A la croisé de mémoires et d’histoires, Emmanuel de Waresquiel nous embarque dans la nef de ses passés sélectionnés et recomposés sous sa plume. Entre menus bonheurs, nostalgie et regards d’historien sur notre contemporanéité.

Ne nous attendons donc pas à des leçons d’histoire du XVIIIe son champ d’excellence, mais davantage à des entrelacs mêlant souvenirs d’enfance ou références événementielles plus ou moins récentes à des questions sur notre modernité occidentale et au temps qui passe.

Jamais deux sans trois1. Avec Rien ne passe, tout s’oublie, c’est le troisième opus du genre “réflexion sur les temps passés et présents” que nous livre le tout nouveau membre de l’Institut de France (élu le 5 mai 2025), par ailleurs biographe reconnu (Richelieu, Talleyrand) et spécialiste des imaginaires révolutionnaires. Une sorte de respiration égographique – pardonnez le néologisme – qui semble lui tenir à cœur, entre confessions et postures.

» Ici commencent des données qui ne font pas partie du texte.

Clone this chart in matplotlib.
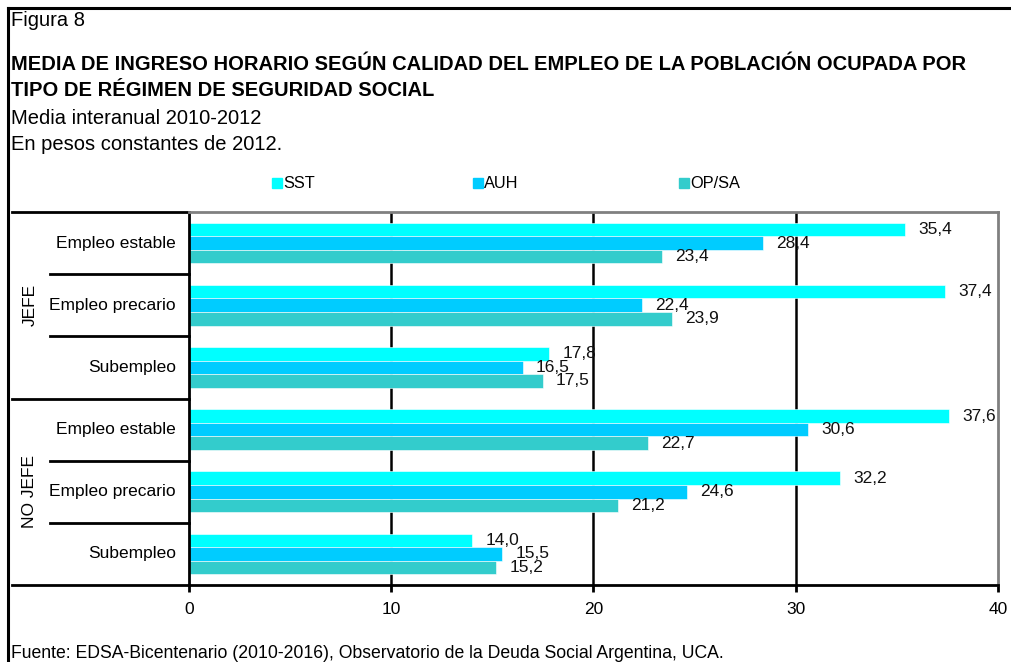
import matplotlib

matplotlib.use("Agg")
import matplotlib.pyplot as plt
from matplotlib.lines import Line2D
from matplotlib.patches import Rectangle
import numpy as np

plt.rcParams["font.family"] = ["Liberation Sans", "DejaVu Sans"]

# data
groups = ["JEFE", "NO JEFE"]
categories = ["Empleo estable", "Empleo precario", "Subempleo"] * 2
series = ["SST", "AUH", "OP/SA"]
sst = [35.4, 37.4, 17.8, 37.6, 32.2, 14.0]
auh = [28.4, 22.4, 16.5, 30.6, 24.6, 15.5]
opsa = [23.4, 23.9, 17.5, 22.7, 21.2, 15.2]
colors = ["#00FFFF", "#00CCFF", "#33CCCC"]

W, H = 1012, 662
fig = plt.figure(figsize=(W / 100, H / 100), dpi=100)


def fx(px):
    return px / W


def fy(py):
    return 1 - py / H


ax = fig.add_axes([fx(189), fy(585), fx(998) - fx(189), fy(212) - fy(585)])

n = len(categories)
y = np.arange(n)
bh = 0.218
for k, vals in enumerate([sst, auh, opsa]):
    pos = y + (k - 1) * bh
    ax.barh(pos, vals, height=bh, color=colors[k], edgecolor="white",
            linewidth=0.4, zorder=2)
    for p, v in zip(pos, vals):
        ax.text(v + 0.65, p, f"{v:.1f}".replace(".", ","), va="center",
                ha="left", fontsize=12.5, color="#111", zorder=3)

ax.set_xlim(0, 40)
ax.set_ylim(n - 0.5, -0.5)
ax.set_xticks([0, 10, 20, 30, 40])
ax.set_yticks([])
ax.tick_params(axis="x", length=5, width=2, labelsize=12.5, pad=7)
for xv in [10, 20, 30]:
    ax.axvline(xv, color="black", linewidth=1.8, zorder=1)
for side in ["top", "right"]:
    ax.spines[side].set_color("#808080")
    ax.spines[side].set_linewidth(2)
for side in ["left", "bottom"]:
    ax.spines[side].set_color("black")
    ax.spines[side].set_linewidth(2)

# category labels and separators on the left
tr = ax.get_yaxis_transform()
x_long = (12 - 189) / (998 - 189)
x_short = (50 - 189) / (998 - 189)
for yy in [-0.5, 2.5, 5.5]:
    ax.add_line(Line2D([x_long, 0], [yy, yy], transform=tr, color="black",
                       linewidth=2, clip_on=False))
for yy in [0.5, 1.5, 3.5, 4.5]:
    ax.add_line(Line2D([x_short, 0], [yy, yy], transform=tr, color="black",
                       linewidth=2, clip_on=False))
x_cat = (176 - 189) / (998 - 189)
for yy, cat in zip(y, categories):
    ax.text(x_cat, yy, cat, transform=tr, ha="right", va="center", fontsize=12.5)
x_grp = (30 - 189) / (998 - 189)
for g, name in enumerate(groups):
    ax.text(x_grp, g * 3 + 1, name, transform=tr, ha="center", va="center",
            rotation=90, fontsize=12.5)

# legend drawn by hand so the columns sit where the original has them
leg_x = [272, 473, 679]
for lx, name, c in zip(leg_x, series, colors):
    fig.patches.append(Rectangle((fx(lx), fy(188)), fx(10), 10 / H, color=c,
                                 transform=fig.transFigure))
    fig.text(fx(lx + 11), fy(183), name, ha="left", va="center", fontsize=11.8)

# texts
fig.text(fx(11), fy(21), "Figura 8", ha="left", va="center", fontsize=14.5)
fig.text(fx(11), fy(64), "MEDIA DE INGRESO HORARIO SEGÚN CALIDAD DEL EMPLEO DE LA POBLACIÓN OCUPADA POR",
         ha="left", va="center", fontsize=14.5, fontweight="bold")
fig.text(fx(11), fy(90), "TIPO DE RÉGIMEN DE SEGURIDAD SOCIAL",
         ha="left", va="center", fontsize=14.5, fontweight="bold")
fig.text(fx(11), fy(118), "Media interanual 2010-2012", ha="left", va="center", fontsize=14.5)
fig.text(fx(11), fy(145), "En pesos constantes de 2012.", ha="left", va="center", fontsize=14.5)
fig.text(fx(11), fy(653), "Fuente: EDSA-Bicentenario (2010-2016), Observatorio de la Deuda Social Argentina, UCA.",
         ha="left", va="center", fontsize=12.7)

# outer frame (left and top edges visible in the original)
fig.add_artist(Line2D([fx(8), fx(8)], [fy(8), 0], color="black", linewidth=2.2,
                      transform=fig.transFigure))
fig.add_artist(Line2D([fx(8), 1], [fy(8), fy(8)], color="black", linewidth=2.2,
                      transform=fig.transFigure))

fig.savefig("out.png", dpi=100)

Trente-sept mini-chapitres, de trois ou quatre pages le plus souvent, forment l’ossature en apparence erratique de ces Souvenirs d’histoire. Où l’on retrouve en filigrane une part de l’épaisseur de la culture familiale. Des lieux aussi : le repaire mayennais, le château lorrain de Pange ou celui de Versailles. Une aversion répétée pour la question socio-économique des retraites. La nature enfin, avec le jardinage comme écho d’une pratique de l’auteur.

Autres temps, hors-champs ?

Les réflexions sont accessibles, avec des zooms parfois triviaux (les chaussures, J-P Belmondo, les chiens dont Milou…), et servies par une langue sans artifice. L’auteur recourt régulièrement à des auteurs – d’Ancien régime ou non – peu connus, tels Jean-Louis Soulavie et sa Vie privée du Maréchal de Richelieu (1792), la comtesse de Pange avec Comment j’ai vu 1900 (1965), l’abbé Delille avec Les jardins ou l’Art d’embellir les paysages (1782) et bien d’autres encore qui tissent une réflexion sur nos temps, souvent teintée de politique et de nostalgie. Des références plus récentes abreuvent aussi ces pages, avec l’immanquable 1984 de 1950 qui ne cesse de s’affirmer tous azimuts au cœur de notre technoïde XXIè siècle. Ou tout simplement les observations issues des conversations avec la fille de l’historien.

Au final, l’ouvrage garantit de bons moments de lecture. Il peut se parcourir comme un journal de notre siècle creusant son sillon, ou comme une somme d’aphorismes très augmentés dessinant une époque vécue, ou imaginée.